- [Data segment]
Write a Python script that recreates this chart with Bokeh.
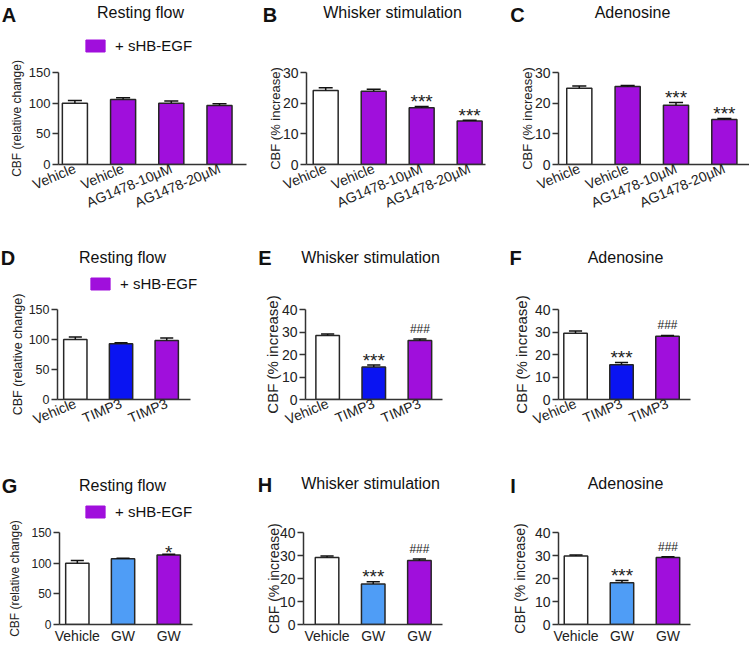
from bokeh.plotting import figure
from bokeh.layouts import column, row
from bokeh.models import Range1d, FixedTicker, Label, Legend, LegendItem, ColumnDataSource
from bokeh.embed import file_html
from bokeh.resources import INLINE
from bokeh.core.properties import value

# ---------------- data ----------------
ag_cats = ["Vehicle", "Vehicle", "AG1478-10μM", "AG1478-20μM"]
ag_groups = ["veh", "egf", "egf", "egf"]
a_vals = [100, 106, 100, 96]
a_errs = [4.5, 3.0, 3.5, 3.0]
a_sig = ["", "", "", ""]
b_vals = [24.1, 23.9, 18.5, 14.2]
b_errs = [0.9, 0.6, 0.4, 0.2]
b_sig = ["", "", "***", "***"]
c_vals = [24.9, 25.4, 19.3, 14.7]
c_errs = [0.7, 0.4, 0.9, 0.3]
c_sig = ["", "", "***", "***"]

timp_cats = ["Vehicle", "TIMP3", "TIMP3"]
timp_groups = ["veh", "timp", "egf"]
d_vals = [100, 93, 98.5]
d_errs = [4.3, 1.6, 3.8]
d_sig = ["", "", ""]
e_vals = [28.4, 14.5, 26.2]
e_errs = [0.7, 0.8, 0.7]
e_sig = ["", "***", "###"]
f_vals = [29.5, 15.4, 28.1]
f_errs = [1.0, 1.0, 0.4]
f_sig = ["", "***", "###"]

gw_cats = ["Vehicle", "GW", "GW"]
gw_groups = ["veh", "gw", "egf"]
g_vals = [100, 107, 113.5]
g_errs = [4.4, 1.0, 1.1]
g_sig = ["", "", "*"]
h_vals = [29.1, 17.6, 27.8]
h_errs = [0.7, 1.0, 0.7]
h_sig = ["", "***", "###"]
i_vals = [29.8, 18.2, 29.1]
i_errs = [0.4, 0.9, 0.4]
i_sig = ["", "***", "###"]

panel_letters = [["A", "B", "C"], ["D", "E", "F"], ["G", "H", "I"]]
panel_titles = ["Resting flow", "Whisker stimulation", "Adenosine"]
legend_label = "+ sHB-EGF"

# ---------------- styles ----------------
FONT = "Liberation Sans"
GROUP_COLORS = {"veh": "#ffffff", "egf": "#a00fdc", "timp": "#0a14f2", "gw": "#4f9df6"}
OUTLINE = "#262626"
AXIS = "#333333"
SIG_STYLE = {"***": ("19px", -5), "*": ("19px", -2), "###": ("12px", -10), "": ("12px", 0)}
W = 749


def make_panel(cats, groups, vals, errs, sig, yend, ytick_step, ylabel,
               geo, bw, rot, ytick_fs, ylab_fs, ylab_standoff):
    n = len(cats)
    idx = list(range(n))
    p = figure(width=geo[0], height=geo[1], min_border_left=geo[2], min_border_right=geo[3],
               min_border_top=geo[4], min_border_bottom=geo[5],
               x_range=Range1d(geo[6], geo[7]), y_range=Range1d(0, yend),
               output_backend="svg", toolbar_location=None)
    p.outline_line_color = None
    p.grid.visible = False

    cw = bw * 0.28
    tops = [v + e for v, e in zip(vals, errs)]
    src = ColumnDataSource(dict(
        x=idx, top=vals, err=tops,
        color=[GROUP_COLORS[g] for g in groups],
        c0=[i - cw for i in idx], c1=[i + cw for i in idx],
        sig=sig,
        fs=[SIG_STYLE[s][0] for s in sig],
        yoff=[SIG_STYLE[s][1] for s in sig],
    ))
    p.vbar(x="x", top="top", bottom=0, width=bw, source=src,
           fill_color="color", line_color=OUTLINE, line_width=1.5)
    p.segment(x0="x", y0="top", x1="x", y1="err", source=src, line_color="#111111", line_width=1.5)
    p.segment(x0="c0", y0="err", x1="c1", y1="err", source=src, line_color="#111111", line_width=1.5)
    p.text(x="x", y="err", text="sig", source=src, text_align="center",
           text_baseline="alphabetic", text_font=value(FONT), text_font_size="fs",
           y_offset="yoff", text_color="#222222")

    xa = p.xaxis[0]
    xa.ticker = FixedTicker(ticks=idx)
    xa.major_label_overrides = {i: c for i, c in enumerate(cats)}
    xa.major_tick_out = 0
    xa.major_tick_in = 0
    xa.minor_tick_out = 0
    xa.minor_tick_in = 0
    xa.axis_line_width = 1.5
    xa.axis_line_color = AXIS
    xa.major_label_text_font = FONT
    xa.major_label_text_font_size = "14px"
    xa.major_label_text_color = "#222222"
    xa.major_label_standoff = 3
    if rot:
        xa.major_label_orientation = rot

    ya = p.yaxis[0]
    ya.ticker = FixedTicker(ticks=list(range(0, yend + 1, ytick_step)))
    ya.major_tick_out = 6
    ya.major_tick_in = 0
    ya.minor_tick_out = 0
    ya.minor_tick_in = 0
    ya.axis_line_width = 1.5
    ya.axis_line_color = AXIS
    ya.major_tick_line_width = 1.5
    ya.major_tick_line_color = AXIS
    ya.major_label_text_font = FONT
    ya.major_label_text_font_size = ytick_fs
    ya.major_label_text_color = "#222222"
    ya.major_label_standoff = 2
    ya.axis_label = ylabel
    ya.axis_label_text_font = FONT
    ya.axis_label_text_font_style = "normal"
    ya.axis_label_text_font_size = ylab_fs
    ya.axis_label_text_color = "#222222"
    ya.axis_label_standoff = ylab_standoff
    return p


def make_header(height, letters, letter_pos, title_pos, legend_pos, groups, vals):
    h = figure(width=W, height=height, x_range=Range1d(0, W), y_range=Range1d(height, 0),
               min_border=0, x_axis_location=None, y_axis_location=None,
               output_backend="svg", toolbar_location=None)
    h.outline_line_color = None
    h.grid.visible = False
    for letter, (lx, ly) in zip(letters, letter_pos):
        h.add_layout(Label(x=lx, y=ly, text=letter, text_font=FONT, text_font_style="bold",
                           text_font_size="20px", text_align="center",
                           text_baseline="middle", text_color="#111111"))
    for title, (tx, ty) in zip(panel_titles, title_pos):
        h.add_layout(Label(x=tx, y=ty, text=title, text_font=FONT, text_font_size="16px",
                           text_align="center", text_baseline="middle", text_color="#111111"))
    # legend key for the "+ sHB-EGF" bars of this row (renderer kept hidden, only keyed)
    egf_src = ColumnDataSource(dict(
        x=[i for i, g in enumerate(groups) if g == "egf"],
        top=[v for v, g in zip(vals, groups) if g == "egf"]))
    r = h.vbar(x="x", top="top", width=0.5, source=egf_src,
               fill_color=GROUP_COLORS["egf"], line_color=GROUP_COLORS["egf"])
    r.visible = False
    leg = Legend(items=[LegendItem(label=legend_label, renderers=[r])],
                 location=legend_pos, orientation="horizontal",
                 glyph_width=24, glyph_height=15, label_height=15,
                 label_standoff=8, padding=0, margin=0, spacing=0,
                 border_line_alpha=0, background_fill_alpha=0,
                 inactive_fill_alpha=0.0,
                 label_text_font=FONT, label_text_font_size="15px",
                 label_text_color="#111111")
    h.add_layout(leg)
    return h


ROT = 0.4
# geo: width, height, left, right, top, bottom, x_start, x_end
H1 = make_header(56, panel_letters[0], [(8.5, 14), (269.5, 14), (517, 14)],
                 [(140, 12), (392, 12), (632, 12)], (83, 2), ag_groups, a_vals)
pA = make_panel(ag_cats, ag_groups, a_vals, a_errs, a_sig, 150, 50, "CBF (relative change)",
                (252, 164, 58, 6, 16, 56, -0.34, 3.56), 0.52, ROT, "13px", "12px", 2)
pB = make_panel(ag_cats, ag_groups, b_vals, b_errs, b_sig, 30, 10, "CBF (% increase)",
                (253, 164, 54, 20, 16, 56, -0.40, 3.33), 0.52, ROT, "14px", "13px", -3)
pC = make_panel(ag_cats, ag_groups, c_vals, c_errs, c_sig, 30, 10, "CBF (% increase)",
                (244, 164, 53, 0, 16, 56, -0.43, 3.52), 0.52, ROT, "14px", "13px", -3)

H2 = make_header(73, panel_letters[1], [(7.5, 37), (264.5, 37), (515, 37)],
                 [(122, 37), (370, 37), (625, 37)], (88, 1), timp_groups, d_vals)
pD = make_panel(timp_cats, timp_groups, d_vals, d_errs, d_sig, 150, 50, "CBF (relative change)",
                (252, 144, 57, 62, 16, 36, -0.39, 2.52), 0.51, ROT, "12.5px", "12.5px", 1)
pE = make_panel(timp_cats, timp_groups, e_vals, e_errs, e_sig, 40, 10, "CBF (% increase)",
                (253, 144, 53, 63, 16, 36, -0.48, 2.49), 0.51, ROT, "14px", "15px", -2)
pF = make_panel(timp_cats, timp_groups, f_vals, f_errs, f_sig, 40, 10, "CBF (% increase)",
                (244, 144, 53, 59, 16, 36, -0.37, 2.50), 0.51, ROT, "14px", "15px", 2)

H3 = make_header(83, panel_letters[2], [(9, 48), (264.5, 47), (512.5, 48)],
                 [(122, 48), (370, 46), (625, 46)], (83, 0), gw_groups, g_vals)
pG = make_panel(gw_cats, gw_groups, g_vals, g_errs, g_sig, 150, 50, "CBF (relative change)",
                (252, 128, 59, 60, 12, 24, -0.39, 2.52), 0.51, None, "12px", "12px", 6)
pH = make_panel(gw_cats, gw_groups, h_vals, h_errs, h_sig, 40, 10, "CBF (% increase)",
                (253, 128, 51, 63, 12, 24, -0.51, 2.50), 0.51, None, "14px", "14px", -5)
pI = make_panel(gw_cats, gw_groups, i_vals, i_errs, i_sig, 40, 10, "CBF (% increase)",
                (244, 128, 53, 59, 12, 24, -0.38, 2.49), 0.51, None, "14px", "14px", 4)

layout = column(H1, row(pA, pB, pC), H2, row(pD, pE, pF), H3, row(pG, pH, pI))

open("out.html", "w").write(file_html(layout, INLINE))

- [Problem to solve] Only the number should be given: how many lines of the data contain the word "this"?

- [Solution to the problem] 2